_TASK TO COMPLETE_
Go through the listing below and list every line with "this".

# DATA PROVIDED start

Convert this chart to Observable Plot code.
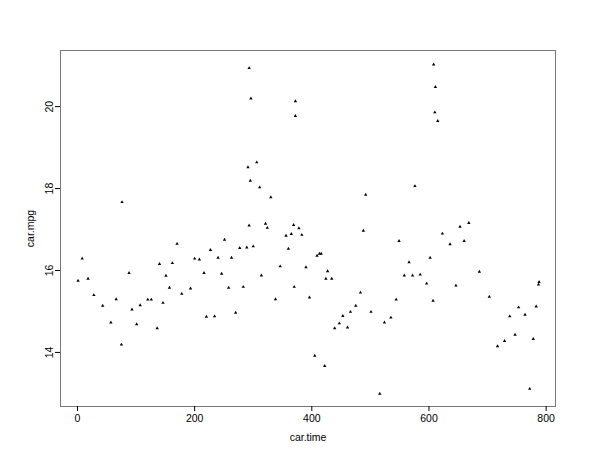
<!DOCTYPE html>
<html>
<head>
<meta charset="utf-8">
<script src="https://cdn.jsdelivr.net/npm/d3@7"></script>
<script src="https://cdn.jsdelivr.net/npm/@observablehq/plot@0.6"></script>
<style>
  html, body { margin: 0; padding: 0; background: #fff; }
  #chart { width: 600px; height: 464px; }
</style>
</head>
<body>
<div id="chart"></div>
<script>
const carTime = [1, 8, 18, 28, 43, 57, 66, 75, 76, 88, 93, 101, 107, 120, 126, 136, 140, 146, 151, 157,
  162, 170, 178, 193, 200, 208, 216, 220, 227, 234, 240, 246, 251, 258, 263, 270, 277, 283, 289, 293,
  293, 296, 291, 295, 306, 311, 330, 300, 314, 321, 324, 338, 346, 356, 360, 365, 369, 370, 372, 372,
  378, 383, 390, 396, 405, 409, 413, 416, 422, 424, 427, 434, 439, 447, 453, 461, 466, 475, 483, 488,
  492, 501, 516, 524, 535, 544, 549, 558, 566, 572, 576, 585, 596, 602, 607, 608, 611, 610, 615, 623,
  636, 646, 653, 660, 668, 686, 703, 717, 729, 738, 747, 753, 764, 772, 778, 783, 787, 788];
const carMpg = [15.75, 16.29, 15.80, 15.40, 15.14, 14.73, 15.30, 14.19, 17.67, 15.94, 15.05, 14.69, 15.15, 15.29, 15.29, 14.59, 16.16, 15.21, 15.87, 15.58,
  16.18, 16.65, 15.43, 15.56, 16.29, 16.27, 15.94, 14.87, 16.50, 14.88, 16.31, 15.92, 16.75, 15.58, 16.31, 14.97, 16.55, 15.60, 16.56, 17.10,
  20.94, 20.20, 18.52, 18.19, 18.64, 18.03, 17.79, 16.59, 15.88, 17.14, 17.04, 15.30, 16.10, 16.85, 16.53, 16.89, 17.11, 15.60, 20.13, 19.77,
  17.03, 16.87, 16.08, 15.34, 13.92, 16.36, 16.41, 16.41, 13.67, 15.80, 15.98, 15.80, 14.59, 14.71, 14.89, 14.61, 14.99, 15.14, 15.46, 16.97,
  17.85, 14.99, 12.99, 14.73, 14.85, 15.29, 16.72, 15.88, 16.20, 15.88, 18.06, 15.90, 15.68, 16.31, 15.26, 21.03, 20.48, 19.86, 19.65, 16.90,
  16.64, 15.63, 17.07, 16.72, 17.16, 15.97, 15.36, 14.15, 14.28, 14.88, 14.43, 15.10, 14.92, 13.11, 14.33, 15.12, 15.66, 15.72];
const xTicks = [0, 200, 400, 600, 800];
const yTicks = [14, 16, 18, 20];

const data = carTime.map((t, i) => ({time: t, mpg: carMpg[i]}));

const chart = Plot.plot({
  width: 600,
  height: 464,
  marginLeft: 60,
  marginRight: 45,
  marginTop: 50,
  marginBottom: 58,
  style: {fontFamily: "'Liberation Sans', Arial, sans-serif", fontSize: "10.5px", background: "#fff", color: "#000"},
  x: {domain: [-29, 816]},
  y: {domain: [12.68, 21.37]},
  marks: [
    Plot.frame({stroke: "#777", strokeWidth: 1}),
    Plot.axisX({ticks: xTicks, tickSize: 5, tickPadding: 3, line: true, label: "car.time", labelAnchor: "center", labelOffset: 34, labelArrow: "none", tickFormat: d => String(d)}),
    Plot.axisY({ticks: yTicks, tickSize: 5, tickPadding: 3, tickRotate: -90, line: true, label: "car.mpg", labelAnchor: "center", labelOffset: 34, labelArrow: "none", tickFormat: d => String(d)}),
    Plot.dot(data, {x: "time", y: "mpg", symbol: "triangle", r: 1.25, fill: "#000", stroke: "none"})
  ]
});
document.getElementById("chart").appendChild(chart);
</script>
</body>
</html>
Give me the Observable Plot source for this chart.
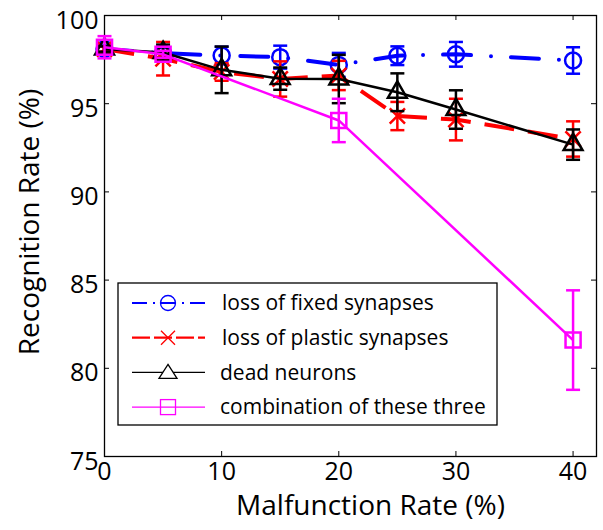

# DATA PROVIDED end

_ANSWER FOR THE TASK_
Convert this chart to Observable Plot code.
Give me the Observable Plot source for this chart.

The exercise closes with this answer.